Effect of dietary protein on post-prandial glucose in patients with type 1 diabetes
In flexible insulin therapy, determination of the prandial insulin dose only takes into account the carbohydrate content of the evening meal, and not the protein content. Protein can, however, contribute to gluconeogenesis. We compared the glycaemic effect of a standard evening meal with that of a test evening meal enriched in protein.
The present study was conducted in 28 C-peptide negative patients with type 1 diabetes. Two evening meals that were similar in content, except that one was enriched by the addition of 300 g of 0%-fat fromage frais, were taken on two consecutive days. Insulin doses were maintained exactly the same before both evening meals. Patients were monitored with a continuous glucose-monitoring device.

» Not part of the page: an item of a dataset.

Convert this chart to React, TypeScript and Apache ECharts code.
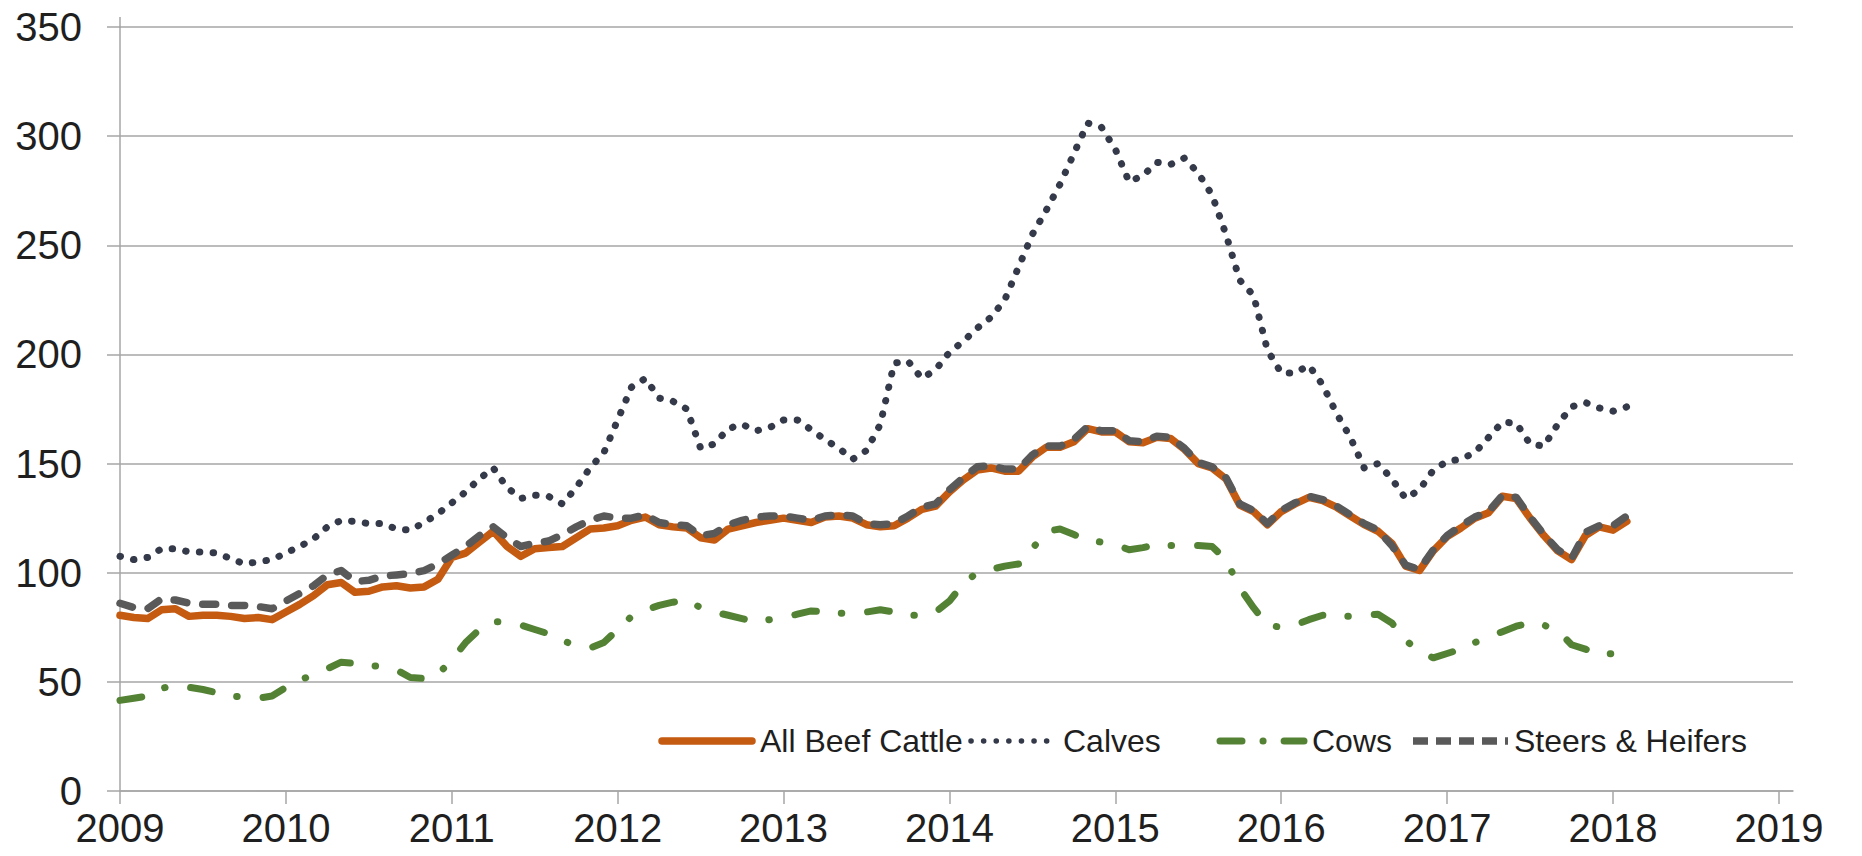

Patients ate similar quantities at both evening meals, except for protein (21.5 g more at the test evening meal). The preprandial insulin dose was 0.96 (0.4) U per 10 g carbohydrates. After correction for differences of interstitial glucose at the start of the evening meals, both interstitial and capillary glucose levels were similar after both evening meals, except for the late-post-prandial interstitial glucose level.
We found no effect of dietary protein on post-prandial-, overnight- or late-night glucose levels in patients with type 1 diabetes. This confirms that dietary proteins need not be included in the calculation of prandial insulin dose.